The school has a total enrollment of 310. Olivia Carson had 21 students in her high school graduating class, and she is now thriving at Husson University in Bangor, where she studies business.
The Carsons say they can afford the tuition, but because their town has no high school, they would not have had to pay if the exclusion of religious schools were removed.
“If it’s an approved, accredited school, it shouldn’t make a difference to the state,” David Carson said.
At Bangor Christian Schools, there is little effort to mask the conservative viewpoints it shares with its sponsor, Crosspoint Church, an evangelical congregation whose building is across the parking lot from the two small buildings that make up the school campus.
Martha Boone, the principal of Bangor Christian Schools, led a reporter on a tour of the school recently while emphasizing that the school itself is not a party to the case. Still, she said, the school would participate in the tuitioning program “if we are allowed to be us, and there are no strings attached to the money.”
“We will not change who we are,” Boone said. “We won’t change the core of what our values are.
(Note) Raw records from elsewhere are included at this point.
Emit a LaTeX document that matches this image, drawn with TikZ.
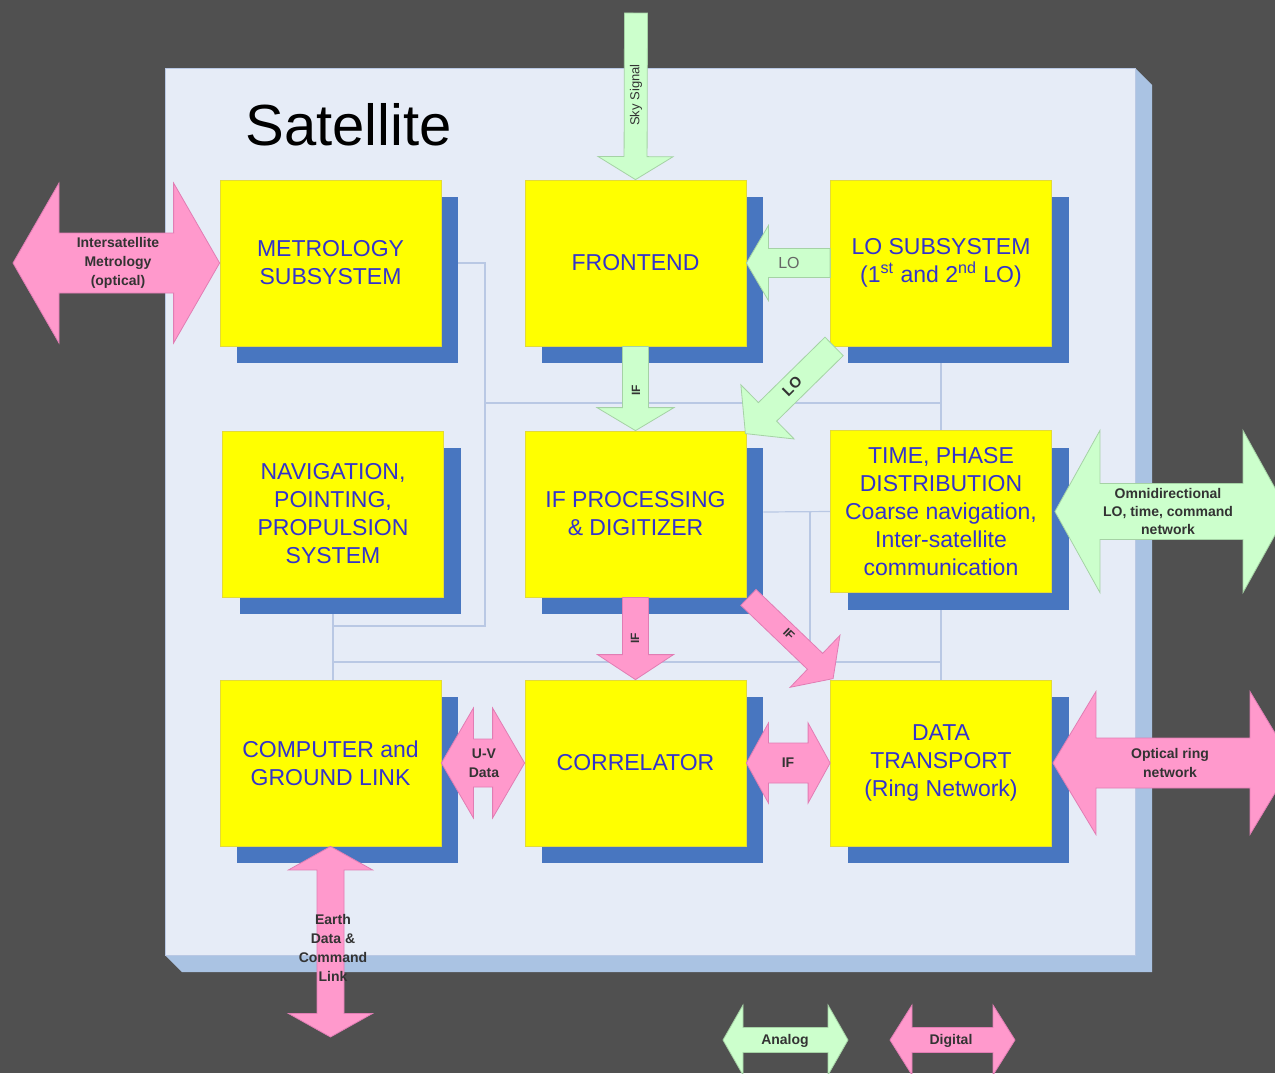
\documentclass[tikz,border=0pt]{standalone}
\usepackage{fontspec}
\setmainfont{Liberation Sans}
\usetikzlibrary{calc,shadows}

\definecolor{bgdark}{RGB}{80,80,80}
\definecolor{panel}{RGB}{230,236,247}
\definecolor{panelside}{RGB}{170,195,227}
\definecolor{boxyellow}{RGB}{255,255,0}
\definecolor{shadowblue}{RGB}{72,118,192}
\definecolor{boxtext}{RGB}{51,51,204}
\definecolor{agreen}{RGB}{204,255,204}
\definecolor{agreenline}{RGB}{165,210,165}
\definecolor{dpink}{RGB}{255,153,204}
\definecolor{dpinkline}{RGB}{225,125,180}
\definecolor{thinline}{RGB}{185,200,228}

\pgfdeclarelayer{bglayer}
\pgfdeclarelayer{linelayer}
\pgfsetlayers{bglayer,linelayer,main}

% single block arrow: style, from, to, shaft half width, head half width, head length
\newcommand{\singleblk}[6]{%
  \coordinate (tmpH) at ($(#3)!#6!(#2)$);
  \path[#1] ($(#2)!#4!90:(#3)$) -- ($(tmpH)!#4!90:(#3)$) -- ($(tmpH)!#5!90:(#3)$) -- (#3)
    -- ($(tmpH)!#5!-90:(#3)$) -- ($(tmpH)!#4!-90:(#3)$) -- ($(#2)!#4!-90:(#3)$) -- cycle;}
% double block arrow
\newcommand{\doubleblk}[6]{%
  \coordinate (tmpHa) at ($(#2)!#6!(#3)$);
  \coordinate (tmpHb) at ($(#3)!#6!(#2)$);
  \path[#1] (#2) -- ($(tmpHa)!#5!90:(#3)$) -- ($(tmpHa)!#4!90:(#3)$) -- ($(tmpHb)!#4!90:(#3)$)
    -- ($(tmpHb)!#5!90:(#3)$) -- (#3) -- ($(tmpHb)!#5!-90:(#3)$) -- ($(tmpHb)!#4!-90:(#3)$)
    -- ($(tmpHa)!#4!-90:(#3)$) -- ($(tmpHa)!#5!-90:(#3)$) -- cycle;}

\tikzset{
  blk/.style={draw=yellow!75!gray, line width=0.4pt, fill=boxyellow,
    minimum width=110.5pt, minimum height=83pt, inner sep=2pt,
    text=boxtext, align=center, font=\fontsize{11.5}{14}\selectfont,
    drop shadow={shadow xshift=8.5pt, shadow yshift=-8.5pt, fill=shadowblue, opacity=1, draw=none}},
  garrow/.style={fill=agreen, draw=agreenline, line width=0.4pt},
  parrow/.style={fill=dpink, draw=dpinkline, line width=0.4pt},
  thinln/.style={draw=thinline, line width=0.6pt},
  alabel/.style={font=\bfseries\fontsize{7}{9.5}\selectfont, text=black!80, align=center, inner sep=0pt},
}

\begin{document}
\begin{tikzpicture}[x=0.5pt,y=-0.5pt]
  \useasboundingbox (0,0) rectangle (1275,1073);
  \clip (0,0) rectangle (1275,1073);

  \begin{pgfonlayer}{bglayer}
  \fill[bgdark] (0,0) rectangle (1275,1073);
  % satellite panel with 3D edge
  \fill[panelside] (1135,68) -- (1152,85) -- (1152,972) -- (182,972) -- (165,955) -- (1135,955) -- cycle;
  \fill[panel, draw=thinline, line width=0.4pt] (165,68) rectangle (1135,955);
  \end{pgfonlayer}
  \node[anchor=base west, inner sep=0pt, font=\fontsize{29}{33}\selectfont, text=black] (title) at (245,145) {Satellite};

  % nodes
  \node[blk] (met)  at (330.5,263) {METROLOGY\\SUBSYSTEM};
  \node[blk] (fe)   at (635.5,263) {FRONTEND};
  \node[blk] (lo)   at (941,263)   {LO SUBSYSTEM\\(1\textsuperscript{st} and 2\textsuperscript{nd} LO)};
  \node[blk] (nav)  at (333,514)   {NAVIGATION,\\POINTING,\\PROPULSION\\SYSTEM};
  \node[blk] (ifp)  at (635.5,514) {IF PROCESSING\\\& DIGITIZER};
  \node[blk, minimum height=81pt] (tm) at (941,511.5) {TIME, PHASE\\DISTRIBUTION\\Coarse navigation,\\Inter-satellite\\communication};
  \node[blk] (comp) at (330.5,763) {COMPUTER and\\GROUND LINK};
  \node[blk] (corr) at (635.5,763) {CORRELATOR};
  \node[blk] (dt)   at (941,763)   {DATA\\TRANSPORT\\(Ring Network)};

  % thin connection lines, behind the boxes
  \begin{pgfonlayer}{linelayer}
  \draw[thinln] ($(met.east)+(17,0)$) -- (485,263) -- (485,626) -- (nav.south |- 0,626);
  \draw[thinln] (485,403) -- (lo.south |- 0,403);
  \draw[thinln] (lo.south) -- (tm.north);
  \draw[thinln] (nav.south) -- (nav.south |- comp.north);
  \draw[thinln] (nav.south |- 0,662) -- (tm.south |- 0,662);
  \draw[thinln] (tm.south) -- (dt.north);
  \draw[thinln] ($(ifp.east)+(17,-2)$) -- (tm.west);
  \draw[thinln] (810,512) -- (810 ,680);
  \end{pgfonlayer}

  % free ends
  \coordinate (skyA) at (636,13);
  \coordinate (isatA) at (13,263);
  \coordinate (omniB) at (1288,511.5);
  \coordinate (optB) at (1293,763);
  \coordinate (earthB) at (330.5,1037);
  \coordinate (anA) at (723,1040);
  \coordinate (anB) at (848,1040);
  \coordinate (diA) at (890,1040);
  \coordinate (diB) at (1015,1040);
  \coordinate (lodA) at ($(lo.south west)+(4,0)$);
  \coordinate (lodB) at ($(ifp.north east)+(-1,3)$);
  \coordinate (ifdA) at ($(ifp.south east)+(2,0)$);
  \coordinate (ifdB) at ($(dt.north west)+(3,-1)$);
  \coordinate (omniA) at ($(tm.east)+(3,0)$);
  \coordinate (optA) at ($(dt.east)+(1,0)$);

  % analog arrows
  \singleblk{garrow}{skyA}{fe.north}{5.75pt}{18.75pt}{11.5pt}
  \singleblk{garrow}{lo.west}{fe.east}{7.25pt}{18.75pt}{11pt}
  \singleblk{garrow}{lodA}{lodB}{6.5pt}{19pt}{15.5pt}
  \singleblk{garrow}{fe.south}{ifp.north}{6.5pt}{19.25pt}{11.5pt}
  \doubleblk{garrow}{omniA}{omniB}{14pt}{40.5pt}{22.5pt}
  % digital arrows
  \doubleblk{parrow}{isatA}{met.west}{15pt}{40pt}{23pt}
  \singleblk{parrow}{ifp.south}{corr.north}{6.5pt}{19pt}{12.5pt}
  \singleblk{parrow}{ifdA}{ifdB}{5.5pt}{18pt}{12.5pt}
  \doubleblk{parrow}{comp.east}{corr.west}{12pt}{27.5pt}{16pt}
  \doubleblk{parrow}{corr.east}{dt.west}{10pt}{20pt}{11pt}
  \doubleblk{parrow}{optA}{optB}{12.5pt}{35.75pt}{21.5pt}
  \doubleblk{parrow}{comp.south}{earthB}{6.75pt}{21pt}{11.75pt}
  % legend
  \doubleblk{garrow}{anA}{anB}{6.25pt}{17.5pt}{10pt}
  \doubleblk{parrow}{diA}{diB}{6.25pt}{17.5pt}{11pt}

  % arrow labels
  \node[inner sep=0pt, rotate=90, font=\fontsize{6.5}{8}\selectfont, text=black!80] (lsky) at (636,95) {Sky Signal};
  \node[inner sep=0pt, font=\fontsize{8}{9}\selectfont, text=black!60] (llo1) at (789,263) {LO};
  \node[alabel, rotate=45, font=\bfseries\fontsize{7.5}{8}\selectfont] (llo2) at (792,386) {LO};
  \node[alabel, rotate=90, font=\bfseries\fontsize{6}{7}\selectfont] (lif1) at (636,390) {IF};
  \node[alabel, rotate=90, font=\bfseries\fontsize{6}{7}\selectfont] (lif2) at (635,638) {IF};
  \node[alabel, rotate=-44, font=\bfseries\fontsize{6}{7}\selectfont] (lif3) at (789,634) {IF};
  \node[alabel] (lisat) at (118,263) {Intersatellite\\Metrology\\(optical)};
  \node[alabel] (luv) at (484,763) {U-V\\Data};
  \node[alabel] (lif4) at (788,763) {IF};
  \node[alabel, font=\bfseries\fontsize{7}{9}\selectfont] (lomni) at (1168,511) {Omnidirectional\\LO, time, command\\network};
  \node[alabel] (lopt) at (1170,763) {Optical ring\\network};
  \node[alabel] (learth) at (333,948) {Earth\\Data \&\\Command\\Link};
  \node[alabel] (lan) at (785,1041) {Analog};
  \node[alabel] (ldi) at (951,1041) {Digital};
\end{tikzpicture}
\end{document}
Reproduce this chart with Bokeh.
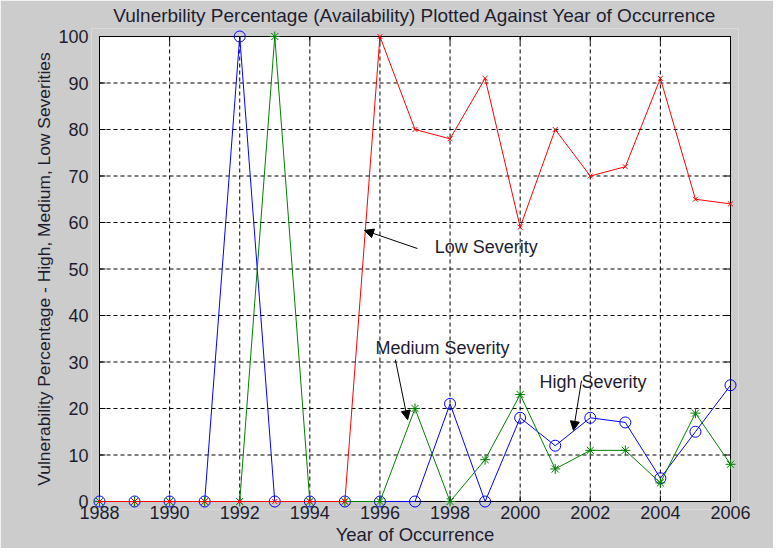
from bokeh.plotting import figure
from bokeh.models import Range1d, Arrow, NormalHead, Label, FixedTicker
from bokeh.embed import file_html
from bokeh.resources import INLINE

years = list(range(1988, 2007))
high = [0, 0, 0, 0, 100, 0, 0, 0, 0, 0, 21, 0, 18, 12, 18, 17, 5, 15, 25]
medium = [0, 0, 0, 0, 0, 100, 0, 0, 0, 20, 0, 9, 23, 7, 11, 11, 4, 19, 8]
low = [0, 0, 0, 0, 0, 0, 0, 0, 100, 80, 78, 91, 59, 80, 70, 72, 91, 65, 64]

x_ticks = list(range(1988, 2007, 2))
y_ticks = list(range(0, 101, 10))

# annotations
ann_text = ["Low Severity", "Medium Severity", "High Severity"]
ann_tx = [1997.56, 1995.87, 2000.55]
ann_ty = [54.8, 33.1, 25.8]
arr_x0 = [1997.07, 1996.44, 2001.75]
arr_y0 = [54.4, 30.5, 26.0]
arr_x1 = [1995.56, 1996.79, 2001.52]
arr_y1 = [58.3, 17.6, 15.3]

FONT = "Liberation Sans"
TXT = "#1e1e30"

# layout constants (pixels)
BOX_W, BOX_H = 631, 465
PAD = 8
TICK = 6
xmin, xmax = x_ticks[0], x_ticks[-1]
ymin, ymax = y_ticks[0], y_ticks[-1]
px_x = (xmax - xmin) / BOX_W
px_y = (ymax - ymin) / BOX_H

p = figure(width=773, height=548, output_backend="svg", toolbar_location=None,
           x_range=Range1d(xmin - PAD * px_x, xmax + PAD * px_x),
           y_range=Range1d(ymin - PAD * px_y, ymax + PAD * px_y),
           min_border_left=91, min_border_right=35, min_border_top=28, min_border_bottom=39,
           title="Vulnerbility Percentage (Availability) Plotted Against Year of Occurrence")
p.border_fill_color = "#cccccc"
p.background_fill_color = "#cccccc"
p.outline_line_color = None
p.xgrid.visible = False
p.ygrid.visible = False

p.title.text_font = FONT
p.title.text_font_size = "19px"
p.title.text_font_style = "normal"
p.title.text_color = TXT
p.title.align = "center"
p.title.standoff = 5

for ax in (p.xaxis[0], p.yaxis[0]):
    ax.major_label_text_font = FONT
    ax.major_label_text_font_size = "18px"
    ax.major_label_text_color = TXT
    ax.axis_label_text_font = FONT
    ax.axis_label_text_font_style = "normal"
    ax.axis_label_text_color = TXT
    ax.major_tick_line_color = None
    ax.minor_tick_line_color = None
    ax.axis_line_color = None

p.xaxis.ticker = FixedTicker(ticks=x_ticks)
p.yaxis.ticker = FixedTicker(ticks=y_ticks)
p.xaxis.axis_label = "Year of Occurrence"
p.yaxis.axis_label = "Vulnerability Percentage - High, Medium, Low Severities"
p.xaxis.axis_label_text_font_size = "18.5px"
p.yaxis.axis_label_text_font_size = "17.4px"
p.xaxis.major_label_standoff = -10
p.xaxis.axis_label_standoff = 2
p.yaxis.major_label_standoff = -3
p.yaxis.axis_label_standoff = 1

# white axes box
p.quad(left=[xmin], right=[xmax], bottom=[ymin], top=[ymax], fill_color="white",
       line_color="black", line_width=1, level="image")

# dotted grid
p.segment(x0=x_ticks, y0=[ymin] * len(x_ticks), x1=x_ticks, y1=[ymax] * len(x_ticks),
          line_color="black", line_dash="4 3", line_width=1, level="underlay")
p.segment(x0=[xmin] * len(y_ticks), y0=y_ticks, x1=[xmax] * len(y_ticks), y1=y_ticks,
          line_color="black", line_dash="4 3", line_width=1, level="underlay")

# inward ticks on all four sides
tx, ty = TICK * px_x, TICK * px_y
p.segment(x0=x_ticks, y0=[ymin] * len(x_ticks), x1=x_ticks, y1=[ymin + ty] * len(x_ticks),
          line_color="black", level="underlay")
p.segment(x0=x_ticks, y0=[ymax] * len(x_ticks), x1=x_ticks, y1=[ymax - ty] * len(x_ticks),
          line_color="black", level="underlay")
p.segment(x0=[xmin] * len(y_ticks), y0=y_ticks, x1=[xmin + tx] * len(y_ticks), y1=y_ticks,
          line_color="black", level="underlay")
p.segment(x0=[xmax] * len(y_ticks), y0=y_ticks, x1=[xmax - tx] * len(y_ticks), y1=y_ticks,
          line_color="black", level="underlay")

p.line(years, high, line_color="#0000ff", line_width=1)
p.scatter(years, high, marker="circle", size=11, line_color="#0000ff", fill_color=None, line_width=1)
p.line(years, medium, line_color="#008000", line_width=1)
p.scatter(years, medium, marker="asterisk", size=10, line_color="#008000", line_width=1)
p.line(years, low, line_color="#ff0000", line_width=1)
p.scatter(years, low, marker="x", size=7, line_color="#ff0000", line_width=1)

for i in range(len(ann_text)):
    p.add_layout(Arrow(end=NormalHead(size=9, fill_color="black", line_color="black"),
                       x_start=arr_x0[i], y_start=arr_y0[i], x_end=arr_x1[i], y_end=arr_y1[i],
                       line_color="black", line_width=1))
    p.add_layout(Label(x=ann_tx[i], y=ann_ty[i], text=ann_text[i], text_font=FONT,
                       text_font_size="18px", text_color=TXT, text_baseline="middle",
                       text_align="left"))

open("out.html", "w").write(file_html(p, INLINE))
The anti-discrimination laws are written to include religious exemptions.”
But Bindas said the case is not about “funneling public money to religious schools.”
“The problem here is Maine has been discriminating against parents who desire a religious education for their children for four decades,” he said. “Perhaps people have gotten used to this state of affairs.”
The parents have most of the same allies that Montana private school parents attracted in the Espinoza case, from conservative religious liberty groups to professors to religious congregations. One notable difference is the federal government, with the Trump administration having supported the Montana tax credit (and the parents in this case in the appeals court), while the Biden administration has filed a brief siding with the state.
Maine education groups say that religious school parents are trying to ‘hijack’ the program
The state, which declined an interview request, argues among other things that the religious schools may not even wish to accept public tuition funds.
Both Bangor Christian and Temple Academy, for example, have policies that bar LGBTQ people from employment. The state says that would run afoul of the Maine Human Rights Act, which bars such discrimination and provides a religious exemption only for organizations that do not receive public funds.
“Accepting public funds would result in a significant change in how BCS and TA operate,” the state argues, saying the schools could no longer refuse to hire LGBTQ teachers or discriminate against LGBTQ students.
Maine is supported by the major education groups within the state, along with a range of outside groups.
The Maine School Management Association, joined by groups representing the state’s school boards and principals, argue in a brief that the religious school parents are trying “to hijack Maine’s tuition law and force Maine taxpayers to fund religious education for their children.”
Bailey, a former principal and superintendent who leads the state school boards association, said that while relatively few students and schools would be added to the tuition program if the exclusion of religious schools is overturned, “it’s the principle that is large.”
“This has always been very limited school choice,” he said.
Grace Leavitt, the president of the Maine Education Association, which joined brief from multiple teachers’ unions in support of the state, said the parents and their backers “are trying to turn this into a voucher program.”
Maddaus, the University of Maine professor, noted that some parents choose to live in towns without high schools so they can send their children to approved private schools at state expense. In that sense, the tuitioning program has acted as a school choice program. But there has never been a widespread desire to make the program apply statewide, even in towns with high schools.
“Most Mainers don’t see the need for that,” he said. “This program never fully went in the direction that national proponents of school choice intended.”